What needs to be done: Copy, exactly as written, the lines that begin at the one containing "Output the Python" and end at the one containing "ax.plot(x_fit, intercepto +". Skip any pictures in the data below.

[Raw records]
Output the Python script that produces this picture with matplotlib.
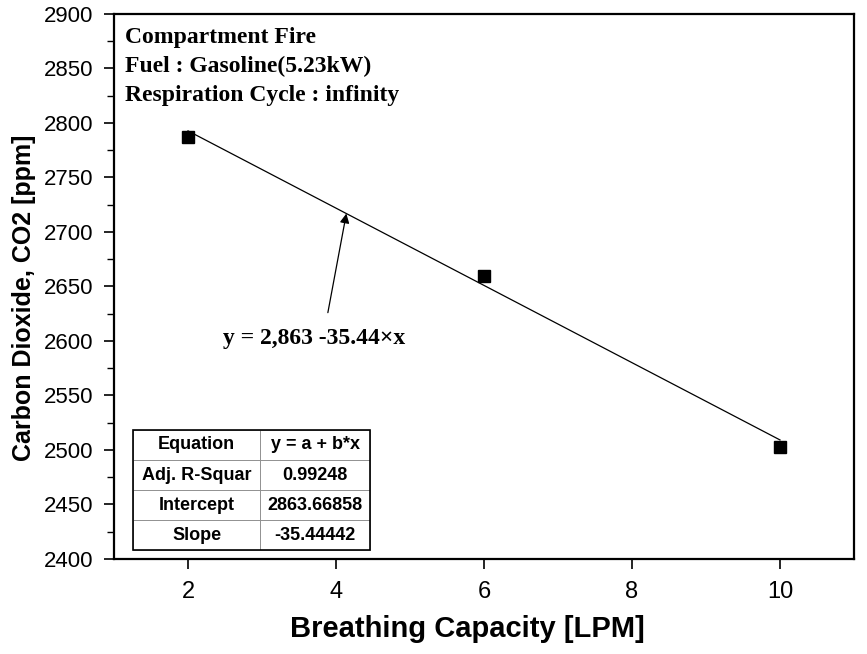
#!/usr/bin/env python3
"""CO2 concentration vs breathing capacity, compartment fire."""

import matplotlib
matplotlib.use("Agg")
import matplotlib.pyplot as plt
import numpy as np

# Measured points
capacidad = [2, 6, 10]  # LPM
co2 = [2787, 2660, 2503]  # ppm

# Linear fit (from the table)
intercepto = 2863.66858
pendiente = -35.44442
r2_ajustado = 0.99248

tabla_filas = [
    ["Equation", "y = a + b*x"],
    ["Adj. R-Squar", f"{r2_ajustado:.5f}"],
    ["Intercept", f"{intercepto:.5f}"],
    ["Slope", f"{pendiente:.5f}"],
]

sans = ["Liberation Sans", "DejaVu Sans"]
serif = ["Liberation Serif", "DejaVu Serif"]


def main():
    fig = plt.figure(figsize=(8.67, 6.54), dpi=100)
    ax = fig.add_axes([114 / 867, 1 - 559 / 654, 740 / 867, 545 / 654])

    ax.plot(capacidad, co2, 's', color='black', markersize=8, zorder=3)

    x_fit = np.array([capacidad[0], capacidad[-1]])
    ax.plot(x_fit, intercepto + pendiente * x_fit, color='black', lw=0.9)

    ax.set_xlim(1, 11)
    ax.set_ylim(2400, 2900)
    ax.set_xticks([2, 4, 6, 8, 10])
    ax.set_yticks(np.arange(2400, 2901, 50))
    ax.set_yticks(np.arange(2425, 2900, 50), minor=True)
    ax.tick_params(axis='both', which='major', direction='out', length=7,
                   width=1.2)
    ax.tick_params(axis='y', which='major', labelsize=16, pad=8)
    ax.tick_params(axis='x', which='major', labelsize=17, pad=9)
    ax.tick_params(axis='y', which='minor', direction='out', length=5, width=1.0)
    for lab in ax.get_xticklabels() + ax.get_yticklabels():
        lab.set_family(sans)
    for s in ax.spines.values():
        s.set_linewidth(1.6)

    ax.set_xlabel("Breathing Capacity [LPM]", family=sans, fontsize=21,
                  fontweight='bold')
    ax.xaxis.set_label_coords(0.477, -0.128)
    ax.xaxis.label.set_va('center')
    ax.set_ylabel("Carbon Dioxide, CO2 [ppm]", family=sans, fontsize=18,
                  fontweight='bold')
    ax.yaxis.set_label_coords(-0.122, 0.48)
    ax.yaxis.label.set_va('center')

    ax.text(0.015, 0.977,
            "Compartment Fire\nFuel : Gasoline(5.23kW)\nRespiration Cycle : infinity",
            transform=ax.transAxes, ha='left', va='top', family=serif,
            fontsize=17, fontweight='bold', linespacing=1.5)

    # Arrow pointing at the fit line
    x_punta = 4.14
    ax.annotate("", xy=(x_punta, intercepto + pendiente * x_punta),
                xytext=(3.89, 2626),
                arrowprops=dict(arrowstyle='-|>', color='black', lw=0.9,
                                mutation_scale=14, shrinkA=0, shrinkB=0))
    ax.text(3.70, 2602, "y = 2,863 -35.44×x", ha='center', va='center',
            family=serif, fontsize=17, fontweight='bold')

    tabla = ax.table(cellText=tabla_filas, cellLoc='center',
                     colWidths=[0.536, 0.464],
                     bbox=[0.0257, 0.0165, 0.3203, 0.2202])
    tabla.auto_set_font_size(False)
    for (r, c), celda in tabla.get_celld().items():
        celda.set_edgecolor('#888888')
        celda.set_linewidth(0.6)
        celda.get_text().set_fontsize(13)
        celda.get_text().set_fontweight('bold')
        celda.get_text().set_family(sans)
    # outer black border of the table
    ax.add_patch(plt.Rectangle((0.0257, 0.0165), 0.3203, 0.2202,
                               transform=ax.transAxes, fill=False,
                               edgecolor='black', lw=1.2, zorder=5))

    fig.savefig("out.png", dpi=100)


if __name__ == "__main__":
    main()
==
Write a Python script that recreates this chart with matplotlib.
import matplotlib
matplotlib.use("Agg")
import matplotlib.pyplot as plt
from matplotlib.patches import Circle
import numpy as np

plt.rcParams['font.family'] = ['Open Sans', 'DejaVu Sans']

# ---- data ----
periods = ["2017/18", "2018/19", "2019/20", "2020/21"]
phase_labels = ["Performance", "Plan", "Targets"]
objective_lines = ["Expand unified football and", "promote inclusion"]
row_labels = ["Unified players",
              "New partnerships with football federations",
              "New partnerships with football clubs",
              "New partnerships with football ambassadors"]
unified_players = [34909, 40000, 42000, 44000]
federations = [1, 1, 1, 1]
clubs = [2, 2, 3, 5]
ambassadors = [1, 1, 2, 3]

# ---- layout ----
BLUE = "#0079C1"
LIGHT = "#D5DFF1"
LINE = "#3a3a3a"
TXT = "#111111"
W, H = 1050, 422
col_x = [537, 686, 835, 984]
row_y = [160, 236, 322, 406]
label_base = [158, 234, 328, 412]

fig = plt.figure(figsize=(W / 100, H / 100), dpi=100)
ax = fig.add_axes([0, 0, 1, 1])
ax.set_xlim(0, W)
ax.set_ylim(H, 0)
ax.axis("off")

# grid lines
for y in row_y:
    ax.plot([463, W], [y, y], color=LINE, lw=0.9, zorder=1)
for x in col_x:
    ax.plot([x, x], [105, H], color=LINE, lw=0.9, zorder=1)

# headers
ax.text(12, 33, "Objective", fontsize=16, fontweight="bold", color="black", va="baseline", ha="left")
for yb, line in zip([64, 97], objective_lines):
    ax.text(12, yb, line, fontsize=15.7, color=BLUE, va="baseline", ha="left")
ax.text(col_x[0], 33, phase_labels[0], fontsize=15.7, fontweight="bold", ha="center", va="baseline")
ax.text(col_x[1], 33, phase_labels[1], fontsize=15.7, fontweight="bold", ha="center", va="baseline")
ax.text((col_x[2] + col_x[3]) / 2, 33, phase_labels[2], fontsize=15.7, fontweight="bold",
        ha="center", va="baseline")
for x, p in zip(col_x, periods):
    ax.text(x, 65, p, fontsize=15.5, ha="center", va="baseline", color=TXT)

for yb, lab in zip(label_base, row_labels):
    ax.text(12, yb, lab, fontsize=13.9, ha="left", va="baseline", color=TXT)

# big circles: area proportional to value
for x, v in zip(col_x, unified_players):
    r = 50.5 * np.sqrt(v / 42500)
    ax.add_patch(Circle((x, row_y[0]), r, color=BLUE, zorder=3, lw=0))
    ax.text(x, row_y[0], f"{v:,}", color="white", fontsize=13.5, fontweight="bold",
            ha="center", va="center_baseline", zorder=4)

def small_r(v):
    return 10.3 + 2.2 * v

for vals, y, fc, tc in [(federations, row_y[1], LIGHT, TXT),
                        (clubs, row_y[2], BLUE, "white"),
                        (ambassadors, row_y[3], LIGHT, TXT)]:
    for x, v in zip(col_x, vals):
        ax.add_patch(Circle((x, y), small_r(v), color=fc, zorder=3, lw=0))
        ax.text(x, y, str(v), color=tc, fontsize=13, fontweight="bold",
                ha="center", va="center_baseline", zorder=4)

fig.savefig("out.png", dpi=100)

Correct output:
Output the Python script that produces this picture with matplotlib.
#!/usr/bin/env python3
"""CO2 concentration vs breathing capacity, compartment fire."""

import matplotlib
matplotlib.use("Agg")
import matplotlib.pyplot as plt
import numpy as np

# Measured points
capacidad = [2, 6, 10]  # LPM
co2 = [2787, 2660, 2503]  # ppm

# Linear fit (from the table)
intercepto = 2863.66858
pendiente = -35.44442
r2_ajustado = 0.99248

tabla_filas = [
    ["Equation", "y = a + b*x"],
    ["Adj. R-Squar", f"{r2_ajustado:.5f}"],
    ["Intercept", f"{intercepto:.5f}"],
    ["Slope", f"{pendiente:.5f}"],
]

sans = ["Liberation Sans", "DejaVu Sans"]
serif = ["Liberation Serif", "DejaVu Serif"]


def main():
    fig = plt.figure(figsize=(8.67, 6.54), dpi=100)
    ax = fig.add_axes([114 / 867, 1 - 559 / 654, 740 / 867, 545 / 654])

    ax.plot(capacidad, co2, 's', color='black', markersize=8, zorder=3)

    x_fit = np.array([capacidad[0], capacidad[-1]])
    ax.plot(x_fit, intercepto + pendiente * x_fit, color='black', lw=0.9)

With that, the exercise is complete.